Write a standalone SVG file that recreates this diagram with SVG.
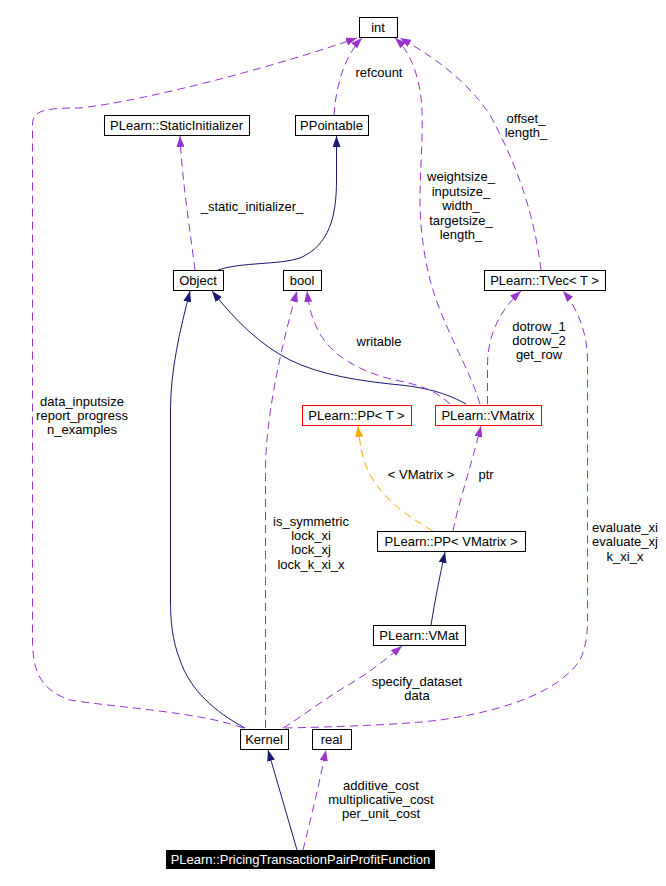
<svg xmlns="http://www.w3.org/2000/svg" width="666" height="886" viewBox="0 0 666 886">
<style>
.n rect{fill:#fff;stroke:#000;stroke-width:1}
.n rect.red{stroke:#ff0000}
text{font-family:"Liberation Sans",Arial,sans-serif;font-size:13px;text-anchor:middle;fill:#000}
.e path{fill:none;stroke-width:1}
.p{stroke:#9a32cd;stroke-dasharray:8,5;marker-end:url(#ap)}
.b{stroke:#191970;marker-end:url(#ab)}
.o{stroke:#ffa500;stroke-dasharray:8,5;marker-end:url(#ao)}
</style>
<defs>
<marker id="ap" markerUnits="userSpaceOnUse" markerWidth="11" markerHeight="8" refX="11" refY="4" orient="auto"><path d="M0,0 L11,4 L0,8 z" fill="#9a32cd"/></marker>
<marker id="ab" markerUnits="userSpaceOnUse" markerWidth="11" markerHeight="8" refX="11" refY="4" orient="auto"><path d="M0,0 L11,4 L0,8 z" fill="#191970"/></marker>
<marker id="ao" markerUnits="userSpaceOnUse" markerWidth="11" markerHeight="8" refX="11" refY="4" orient="auto"><path d="M0,0 L11,4 L0,8 z" fill="#ffa500"/></marker>
</defs>
<rect width="666" height="886" fill="#fff"/>
<g id="edges" class="e">
<path class="p" d="M243,728 C200,712 120,708 70,700 C40,690 32.5,670 32.5,640 L32.5,125 C32.5,110 45,108 80,108 C150,100 280,65 357,38"/>
<path class="p" d="M334,115 C336,85 345,55 362,38"/>
<path class="b" d="M218,270 C240,262 280,265 300,258 C330,245 336.5,215 336.5,180 L336.5,136"/>
<path class="p" d="M195,270 C190,230 182,180 180,136"/>
<path class="b" d="M245,728 C215,712 190,690 180,660 C172,640 170.5,620 170.5,600 L170.5,410 C170.5,370 180,330 190,291"/>
<path class="b" d="M466,404 C450,395 430,388 400,385 C360,381 320,375 290,360 C260,345 235,320 212,291"/>
<path class="p" d="M450,404 C435,390 420,385 395,380 C360,372 330,355 318,330 C310,315 308,300 307,291"/>
<path class="p" d="M265.5,728 L265.5,470 C265.5,420 280,350 297,291"/>
<path class="p" d="M480,404 C470,370 445,330 433,290 C425,265 420,230 420,200 C420,160 425,120 420,90 C415,65 408,50 395,38"/>
<path class="p" d="M541,270 C535,220 520,170 490,115 C470,85 440,60 400,38"/>
<path class="p" d="M487.5,404 L487.5,365 C487.5,335 500,310 521,291"/>
<path class="p" d="M285,728 C330,727 400,725 440,720 C510,710 560,690 580,660 C587,645 587.5,630 587.5,620 L587.5,360 C587.5,330 575,305 563,291"/>
<path class="p" d="M283,728 C300,718 330,695 350,684 C370,672 385,660 402,646"/>
<path class="b" d="M431,625 C435,600 440,575 445,552"/>
<path class="o" d="M433,531 C405,515 385,500 370,475 C362,458 360,445 358,426"/>
<path class="p" d="M453,531 C458,505 470,470 481,426"/>
<path class="b" d="M297,850 L268,750"/>
<path class="p" d="M303,850 C308,830 318,790 326,750"/>
<text x="82" y="406">data_inputsize</text>
<text x="82" y="420">report_progress</text>
<text x="82" y="434">n_examples</text>
<text x="379" y="77">refcount</text>
<text x="252" y="211">_static_initializer_</text>
<text x="461" y="181">weightsize_</text>
<text x="461" y="196">inputsize_</text>
<text x="461" y="210">width_</text>
<text x="461" y="225">targetsize_</text>
<text x="461" y="239">length_</text>
<text x="526" y="123">offset_</text>
<text x="526" y="137">length_</text>
<text x="379" y="346">writable</text>
<text x="539" y="331">dotrow_1</text>
<text x="539" y="345">dotrow_2</text>
<text x="539" y="359">get_row</text>
<text x="421" y="479">&lt; VMatrix &gt;</text>
<text x="486" y="479">ptr</text>
<text x="311" y="526">is_symmetric</text>
<text x="311" y="540">lock_xi</text>
<text x="311" y="554">lock_xj</text>
<text x="311" y="569">lock_k_xi_x</text>
<text x="625" y="532">evaluate_xi</text>
<text x="625" y="546">evaluate_xj</text>
<text x="625" y="561">k_xi_x</text>
<text x="417" y="686">specify_dataset</text>
<text x="417" y="700">data</text>
<text x="381" y="790">additive_cost</text>
<text x="381" y="804">multiplicative_cost</text>
<text x="381" y="818">per_unit_cost</text>
</g>
<g id="int" class="n"><rect x="359.5" y="17.5" width="38" height="20"/><text x="378" y="32">int</text></g>
<g id="staticinit" class="n"><rect x="104.5" y="115.5" width="145" height="20"/><text x="176.5" y="130">PLearn::StaticInitializer</text></g>
<g id="ppointable" class="n"><rect x="295.5" y="115.5" width="73" height="20"/><text x="331.5" y="130">PPointable</text></g>
<g id="object" class="n"><rect x="173.5" y="270.5" width="50" height="20"/><text x="198" y="285">Object</text></g>
<g id="bool" class="n"><rect x="283.5" y="270.5" width="38" height="20"/><text x="302" y="285">bool</text></g>
<g id="tvec" class="n"><rect x="484.5" y="270.5" width="121" height="20"/><text x="544.5" y="285">PLearn::TVec&lt; T &gt;</text></g>
<g id="ppt" class="n"><rect class="red" x="302.5" y="405.5" width="109" height="20"/><text x="356.5" y="420">PLearn::PP&lt; T &gt;</text></g>
<g id="vmatrix" class="n"><rect class="red" x="435.5" y="405.5" width="106" height="20"/><text x="488" y="420">PLearn::VMatrix</text></g>
<g id="ppvmatrix" class="n"><rect x="377.5" y="531.5" width="148" height="20"/><text x="451" y="546">PLearn::PP&lt; VMatrix &gt;</text></g>
<g id="vmat" class="n"><rect x="373.5" y="625.5" width="92" height="20"/><text x="419" y="640">PLearn::VMat</text></g>
<g id="kernel" class="n"><rect x="240.5" y="729.5" width="48" height="20"/><text x="264" y="744">Kernel</text></g>
<g id="real" class="n"><rect x="312.5" y="729.5" width="39" height="20"/><text x="331.5" y="744">real</text></g>
<g id="pricing"><rect x="166" y="850" width="269" height="19" fill="#000"/><text x="300.5" y="864" style="fill:#fff">PLearn::PricingTransactionPairProfitFunction</text></g>
</svg>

· · ·

Instructions for the task: Retype the whole listing, keeping every line identical and omitting all pictures.

Complete output:
Write a standalone SVG file that recreates this diagram with SVG.
<svg xmlns="http://www.w3.org/2000/svg" width="666" height="886" viewBox="0 0 666 886">
<style>
.n rect{fill:#fff;stroke:#000;stroke-width:1}
.n rect.red{stroke:#ff0000}
text{font-family:"Liberation Sans",Arial,sans-serif;font-size:13px;text-anchor:middle;fill:#000}
.e path{fill:none;stroke-width:1}
.p{stroke:#9a32cd;stroke-dasharray:8,5;marker-end:url(#ap)}
.b{stroke:#191970;marker-end:url(#ab)}
.o{stroke:#ffa500;stroke-dasharray:8,5;marker-end:url(#ao)}
</style>
<defs>
<marker id="ap" markerUnits="userSpaceOnUse" markerWidth="11" markerHeight="8" refX="11" refY="4" orient="auto"><path d="M0,0 L11,4 L0,8 z" fill="#9a32cd"/></marker>
<marker id="ab" markerUnits="userSpaceOnUse" markerWidth="11" markerHeight="8" refX="11" refY="4" orient="auto"><path d="M0,0 L11,4 L0,8 z" fill="#191970"/></marker>
<marker id="ao" markerUnits="userSpaceOnUse" markerWidth="11" markerHeight="8" refX="11" refY="4" orient="auto"><path d="M0,0 L11,4 L0,8 z" fill="#ffa500"/></marker>
</defs>
<rect width="666" height="886" fill="#fff"/>
<g id="edges" class="e">
<path class="p" d="M243,728 C200,712 120,708 70,700 C40,690 32.5,670 32.5,640 L32.5,125 C32.5,110 45,108 80,108 C150,100 280,65 357,38"/>
<path class="p" d="M334,115 C336,85 345,55 362,38"/>
<path class="b" d="M218,270 C240,262 280,265 300,258 C330,245 336.5,215 336.5,180 L336.5,136"/>
<path class="p" d="M195,270 C190,230 182,180 180,136"/>
<path class="b" d="M245,728 C215,712 190,690 180,660 C172,640 170.5,620 170.5,600 L170.5,410 C170.5,370 180,330 190,291"/>
<path class="b" d="M466,404 C450,395 430,388 400,385 C360,381 320,375 290,360 C260,345 235,320 212,291"/>
<path class="p" d="M450,404 C435,390 420,385 395,380 C360,372 330,355 318,330 C310,315 308,300 307,291"/>
<path class="p" d="M265.5,728 L265.5,470 C265.5,420 280,350 297,291"/>
<path class="p" d="M480,404 C470,370 445,330 433,290 C425,265 420,230 420,200 C420,160 425,120 420,90 C415,65 408,50 395,38"/>
<path class="p" d="M541,270 C535,220 520,170 490,115 C470,85 440,60 400,38"/>
<path class="p" d="M487.5,404 L487.5,365 C487.5,335 500,310 521,291"/>
<path class="p" d="M285,728 C330,727 400,725 440,720 C510,710 560,690 580,660 C587,645 587.5,630 587.5,620 L587.5,360 C587.5,330 575,305 563,291"/>
<path class="p" d="M283,728 C300,718 330,695 350,684 C370,672 385,660 402,646"/>
<path class="b" d="M431,625 C435,600 440,575 445,552"/>
<path class="o" d="M433,531 C405,515 385,500 370,475 C362,458 360,445 358,426"/>
<path class="p" d="M453,531 C458,505 470,470 481,426"/>
<path class="b" d="M297,850 L268,750"/>
<path class="p" d="M303,850 C308,830 318,790 326,750"/>
<text x="82" y="406">data_inputsize</text>
<text x="82" y="420">report_progress</text>
<text x="82" y="434">n_examples</text>
<text x="379" y="77">refcount</text>
<text x="252" y="211">_static_initializer_</text>
<text x="461" y="181">weightsize_</text>
<text x="461" y="196">inputsize_</text>
<text x="461" y="210">width_</text>
<text x="461" y="225">targetsize_</text>
<text x="461" y="239">length_</text>
<text x="526" y="123">offset_</text>
<text x="526" y="137">length_</text>
<text x="379" y="346">writable</text>
<text x="539" y="331">dotrow_1</text>
<text x="539" y="345">dotrow_2</text>
<text x="539" y="359">get_row</text>
<text x="421" y="479">&lt; VMatrix &gt;</text>
<text x="486" y="479">ptr</text>
<text x="311" y="526">is_symmetric</text>
<text x="311" y="540">lock_xi</text>
<text x="311" y="554">lock_xj</text>
<text x="311" y="569">lock_k_xi_x</text>
<text x="625" y="532">evaluate_xi</text>
<text x="625" y="546">evaluate_xj</text>
<text x="625" y="561">k_xi_x</text>
<text x="417" y="686">specify_dataset</text>
<text x="417" y="700">data</text>
<text x="381" y="790">additive_cost</text>
<text x="381" y="804">multiplicative_cost</text>
<text x="381" y="818">per_unit_cost</text>
</g>
<g id="int" class="n"><rect x="359.5" y="17.5" width="38" height="20"/><text x="378" y="32">int</text></g>
<g id="staticinit" class="n"><rect x="104.5" y="115.5" width="145" height="20"/><text x="176.5" y="130">PLearn::StaticInitializer</text></g>
<g id="ppointable" class="n"><rect x="295.5" y="115.5" width="73" height="20"/><text x="331.5" y="130">PPointable</text></g>
<g id="object" class="n"><rect x="173.5" y="270.5" width="50" height="20"/><text x="198" y="285">Object</text></g>
<g id="bool" class="n"><rect x="283.5" y="270.5" width="38" height="20"/><text x="302" y="285">bool</text></g>
<g id="tvec" class="n"><rect x="484.5" y="270.5" width="121" height="20"/><text x="544.5" y="285">PLearn::TVec&lt; T &gt;</text></g>
<g id="ppt" class="n"><rect class="red" x="302.5" y="405.5" width="109" height="20"/><text x="356.5" y="420">PLearn::PP&lt; T &gt;</text></g>
<g id="vmatrix" class="n"><rect class="red" x="435.5" y="405.5" width="106" height="20"/><text x="488" y="420">PLearn::VMatrix</text></g>
<g id="ppvmatrix" class="n"><rect x="377.5" y="531.5" width="148" height="20"/><text x="451" y="546">PLearn::PP&lt; VMatrix &gt;</text></g>
<g id="vmat" class="n"><rect x="373.5" y="625.5" width="92" height="20"/><text x="419" y="640">PLearn::VMat</text></g>
<g id="kernel" class="n"><rect x="240.5" y="729.5" width="48" height="20"/><text x="264" y="744">Kernel</text></g>
<g id="real" class="n"><rect x="312.5" y="729.5" width="39" height="20"/><text x="331.5" y="744">real</text></g>
<g id="pricing"><rect x="166" y="850" width="269" height="19" fill="#000"/><text x="300.5" y="864" style="fill:#fff">PLearn::PricingTransactionPairProfitFunction</text></g>
</svg>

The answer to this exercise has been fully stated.